Are there any solutions which both model the lowered intelligence and inability to communicate, and preserve the player's fun?


4 Answers 4


Role-playing is about having fun at the table. A fundamental difference between most role-playing games and other games is that you are not supposed to optimize your characters actions based on your player knowledge, but only on your character knowledge. Basing it on player knowledge would be breaking the "role-playing" and is considered meta-gaming or cheating by many.

So there are two kinds of interactions at a normal table: interactions of the character and interactions of the player. Examples for character interaction may be casting a spell or transferring specialized knowledge from one character to another. Examples for player interaction might be talking about how to use publicly available information for the groups greater good, for example by suggesting that the group of archers in the distance would make a prime target for the mages fireball.
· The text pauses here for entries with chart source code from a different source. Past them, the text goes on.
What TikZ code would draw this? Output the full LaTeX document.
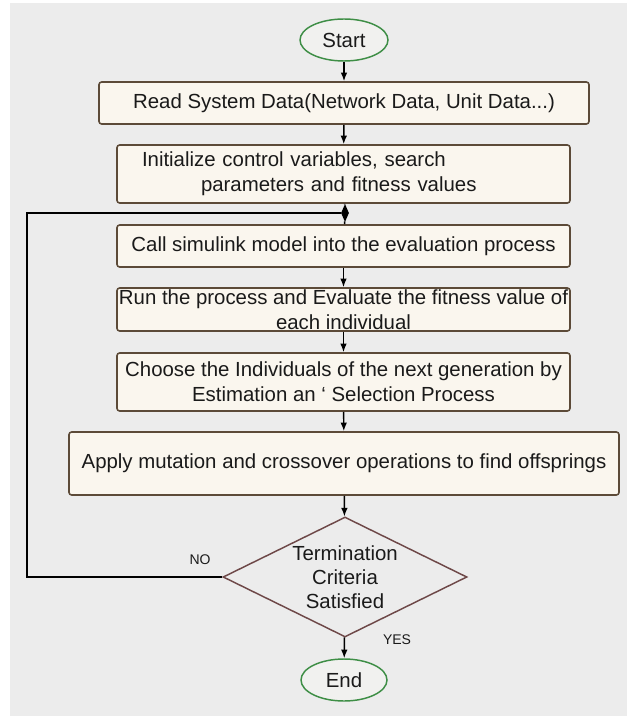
\documentclass[tikz,border=0pt]{standalone}
\usepackage{fontspec}
\setmainfont{Liberation Sans}
\usetikzlibrary{shapes.geometric,arrows.meta}
\definecolor{bggray}{HTML}{ECECEC}
\definecolor{boxfill}{HTML}{FAF6EE}
\definecolor{boxedge}{HTML}{5C4A38}
\definecolor{termgreen}{HTML}{3E8E46}
\definecolor{termfill}{HTML}{F1F1EF}
\definecolor{diaedge}{HTML}{6E4848}
\definecolor{textc}{HTML}{1A1A1A}
\begin{document}
\begin{tikzpicture}[x=0.75pt,y=-0.75pt,
  font=\fontsize{15.3}{19}\selectfont,
  procbox/.style={draw=boxedge,fill=boxfill,line width=1.2pt,rounded corners=2pt,inner xsep=2pt,inner ysep=0pt,align=center,text=textc},
  term/.style={ellipse,draw=termgreen,fill=termfill,line width=1.1pt,inner sep=0pt,text=textc},
  decision/.style={diamond,draw=diaedge,line width=1.1pt,inner sep=0pt},
  flow/.style={line width=1.1pt,-{Latex[length=6.5pt,width=5pt]}},
  plainline/.style={line width=1.1pt},
  small/.style={font=\fontsize{10.5}{12}\selectfont,text=textc}]
\useasboundingbox (0,0) rectangle (627,716);
\fill[bggray] (10,3) rectangle (627,716);

\node[term,minimum width=66pt,minimum height=31.5pt] (start) at (344,40) {Start};
\node[procbox,minimum width=367.5pt,minimum height=31.5pt] (b1) at (344,103) {Read System Data(Network Data, Unit Data...)};
\node[procbox,inner xsep=0pt,text width=339.75pt,align=left,minimum height=43.5pt] (b2) at (343.5,174)
  {\hspace*{18.75pt}Initialize control variables, search\\\hspace*{63pt}parameters and fitness values};
\node[diamond,fill=black,inner sep=0pt,minimum width=6pt,minimum height=13.5pt] (jn) at (345,213) {};
\node[procbox,minimum width=339.75pt,minimum height=31.5pt] (b3) at (343.5,246) {Call simulink model into the evaluation process};
\node[procbox,inner xsep=0.5pt,minimum width=339.75pt,minimum height=32.25pt] (b4) at (343.5,309.5) {Run the process and Evaluate the fitness value of\\each individual};
\node[procbox,minimum width=339.75pt,minimum height=43.5pt] (b5) at (343.5,382) {Choose the Individuals of the next generation by\\Estimation an ` Selection Process};
\node[procbox,minimum width=412.5pt,minimum height=47.25pt] (b6) at (344,463.5) {Apply mutation and crossover operations to find offsprings};
\node[decision,minimum width=183pt,minimum height=90pt,
  label={[align=center,text=textc,font=\fontsize{15.3}{18}\selectfont]center:Termination\\Criteria\\Satisfied}] (dia) at (345,577) {};
\node[term,minimum width=64.5pt,minimum height=31.5pt] (endn) at (344,680) {End};

\node[small] (no) at (200,560) {NO};
\node[small] (yes) at (397,640) {YES};

\coordinate (lb) at (27,577);
\coordinate (lt) at (27,213);

\draw[flow] (start) -- (b1);
\draw[flow] (b1) -- (b2);
\draw[plainline] (b2) -- (jn) -- (b3);
\draw[flow] (b3) -- (b4);
\draw[flow] (b4) -- (b5);
\draw[flow] (b5) -- (b6);
\draw[flow] (b6) -- (dia);
\draw[flow] (dia) -- (endn);
\draw[plainline] (dia.west) -- (lb) -- (lt) -- (jn);
\end{tikzpicture}
\end{document}
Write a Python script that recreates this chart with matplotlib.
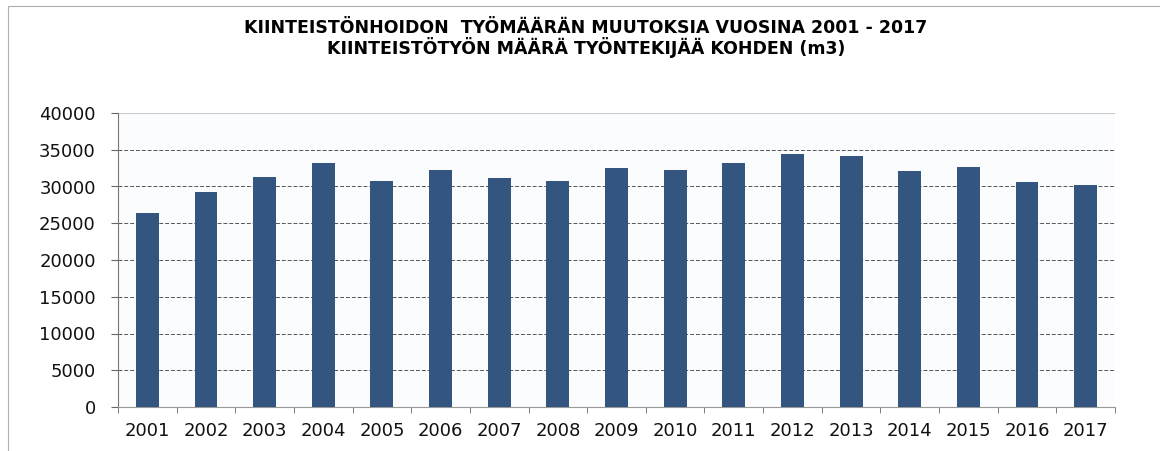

Only the mage character can cast the fireball, but any player has the knowledge that a fireball is possible and would not have any collateral damage on a group in the distance. So a player suggesting that the mage should do that is not meta-gaming, it's just normal gaming.

So you have to keep apart those to incidents. If the character that turns into a dinosaur gets information, the other characters do not have, then by all means restrict this knowledge. Matter of fact, in a good role-playing group you should not have to. The players themselves should know that their characters do not have access to this information and act accordingly.

If the player want to communicate with the other players, let him. Talking to the others is what makes this game fun, do not restrict the player-to-player communication just because the character cannot communicate. Just make sure to remind them (if necessary) that their player knowledge is not their character knowledge.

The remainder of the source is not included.